**DATA EXTRACT**

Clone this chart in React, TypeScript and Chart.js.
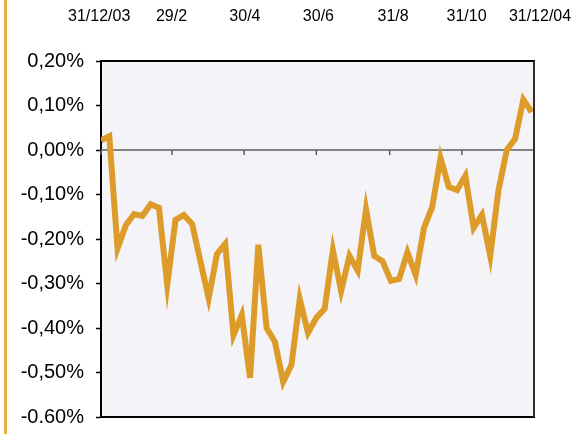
import React, { useEffect, useRef } from 'react';
import { Chart, registerables } from 'chart.js';

Chart.register(...registerables);

// Day offsets from 31/12/03 (weekly observations)
const obsDays = [
  0, 7, 14, 21, 28, 35, 42, 49, 56, 63, 70, 77, 84, 91, 98, 105, 112, 119,
  126, 133, 140, 147, 154, 161, 168, 175, 182, 189, 196, 203, 210, 217, 224,
  231, 238, 245, 252, 259, 266, 273, 280, 287, 294, 301, 308, 315, 322, 329,
  336, 343, 350, 357, 364,
];

// Series values, in percent
const seriesValues = [
  0.022, 0.031, -0.221, -0.169, -0.144, -0.148, -0.122, -0.13, -0.303, -0.157,
  -0.146, -0.166, -0.25, -0.333, -0.234, -0.211, -0.416, -0.371, -0.512, -0.213,
  -0.4, -0.431, -0.521, -0.483, -0.335, -0.411, -0.377, -0.357, -0.225, -0.317,
  -0.238, -0.271, -0.133, -0.238, -0.25, -0.294, -0.29, -0.23, -0.281, -0.175,
  -0.128, -0.018, -0.083, -0.09, -0.058, -0.175, -0.146, -0.238, -0.09, 0.0,
  0.025, 0.113, 0.085,
];

// Date ticks (day offsets) and their labels
const tickDays = [0, 60, 121, 182, 244, 305, 366];
const topLabels = ['31/12/03', '29/2', '30/4', '30/6', '31/8', '31/10', '31/12/04'];

const FONT = "'Liberation Sans', Arial, Helvetica, sans-serif";

const framePlugin = {
  id: 'frame',
  beforeDraw(chart: any) {
    const { ctx, chartArea: a } = chart;
    ctx.save();
    ctx.fillStyle = '#F4F4F8';
    ctx.fillRect(a.left, a.top, a.right - a.left, a.bottom - a.top);
    ctx.restore();
  },
  beforeDatasetsDraw(chart: any) {
    const { ctx, chartArea: a } = chart;
    const xs = chart.scales.x;
    const ys = chart.scales.y;
    const y0 = ys.getPixelForValue(0);
    ctx.save();
    ctx.strokeStyle = '#5c5c5c';
    ctx.lineWidth = 1.5;
    ctx.beginPath();
    ctx.moveTo(a.left, y0);
    ctx.lineTo(a.right, y0);
    ctx.stroke();
    tickDays.forEach((d) => {
      const px = xs.getPixelForValue(d);
      ctx.beginPath();
      ctx.moveTo(px, y0);
      ctx.lineTo(px, y0 + 5);
      ctx.stroke();
    });
    ctx.restore();
    ctx.miterLimit = 10;
  },
  afterDraw(chart: any) {
    const { ctx, chartArea: a } = chart;
    ctx.save();
    ctx.lineWidth = 2;
    ctx.strokeStyle = '#000';
    ctx.beginPath();
    ctx.moveTo(a.left - 1, a.top);
    ctx.lineTo(a.right + 1, a.top);
    ctx.moveTo(a.left - 1, a.bottom);
    ctx.lineTo(a.right + 1, a.bottom);
    ctx.stroke();
    ctx.strokeStyle = '#2e2e2e';
    ctx.beginPath();
    ctx.moveTo(a.right, a.top);
    ctx.lineTo(a.right, a.bottom);
    ctx.stroke();
    ctx.restore();
  },
};

export default function App() {
  const ref = useRef<HTMLCanvasElement>(null);

  useEffect(() => {
    Chart.defaults.font.family = FONT;
    const chart = new Chart(ref.current as HTMLCanvasElement, {
      type: 'line',
      data: {
        datasets: [
          {
            data: obsDays.map((d, i) => ({ x: d, y: seriesValues[i] })),
            borderColor: '#DD9C29',
            borderWidth: 6,
            pointRadius: 0,
            tension: 0,
            fill: false,
            borderJoinStyle: 'miter',
            xAxisID: 'x',
            yAxisID: 'y',
          },
        ],
      },
      options: {
        responsive: false,
        maintainAspectRatio: false,
        animation: false,
        layout: { padding: { left: 0, top: 0, right: 41, bottom: 17 } },
        plugins: {
          legend: { display: false },
          tooltip: { enabled: false },
        },
        scales: {
          x: {
            type: 'linear',
            display: false,
            min: 0,
            max: 366,
          },
          xTop: {
            type: 'linear',
            position: 'top',
            min: 1.5,
            max: 361,
            grid: { display: false, drawTicks: false },
            border: { display: false },
            afterBuildTicks: (s: any) => {
              s.ticks = tickDays.map((v) => ({ value: v }));
            },
            afterFit: (s: any) => {
              s.height = 61;
              s.paddingLeft = 0;
              s.paddingRight = 0;
              s.paddingTop = 0;
              s.paddingBottom = 0;
            },
            ticks: {
              autoSkip: false,
              maxRotation: 0,
              minRotation: 0,
              padding: 35,
              color: '#000',
              font: { size: 16, family: FONT },
              callback: (_v: any, i: number) => topLabels[i],
            },
          },
          y: {
            type: 'linear',
            position: 'left',
            min: -0.6,
            max: 0.2,
            grid: {
              drawOnChartArea: false,
              drawTicks: true,
              tickLength: 5,
              tickColor: '#000',
              tickWidth: 1.5,
            },
            border: { display: true, color: '#000', width: 2 },
            afterFit: (s: any) => {
              s.width = 101;
              s.paddingTop = 0;
              s.paddingBottom = 0;
              s.paddingLeft = 0;
              s.paddingRight = 0;
            },
            ticks: {
              stepSize: 0.1,
              padding: 12,
              color: '#000',
              font: { size: 20, family: FONT },
              callback: (v: any) => {
                const n = Math.abs(Number(v)) < 1e-9 ? 0 : Number(v);
                return n.toFixed(2).replace('.', ',') + '%';
              },
            },
          },
        },
      },
      plugins: [framePlugin],
    } as any);
    return () => chart.destroy();
  }, []);

  return (
    <div
      style={{
        position: 'fixed',
        left: 0,
        top: 0,
        width: 575,
        height: 434,
        background: '#fff',
        overflow: 'hidden',
      }}
    >
      <div
        style={{
          position: 'absolute',
          left: 0,
          top: 0,
          width: 575,
          height: 423,
          overflow: 'hidden',
        }}
      >
        <canvas
          ref={ref}
          width={575}
          height={434}
          style={{ display: 'block', width: 575, height: 434 }}
        />
      </div>
      <div
        style={{
          position: 'absolute',
          left: 4,
          top: 0,
          width: 3,
          height: 434,
          background: '#E8B040',
        }}
      />
    </div>
  );
}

**CHALLENGE**
Scan the material above. Copy each line that holds the word "React".

**EXERCISE OUTPUT**
Clone this chart in React, TypeScript and Chart.js.
import React, { useEffect, useRef } from 'react';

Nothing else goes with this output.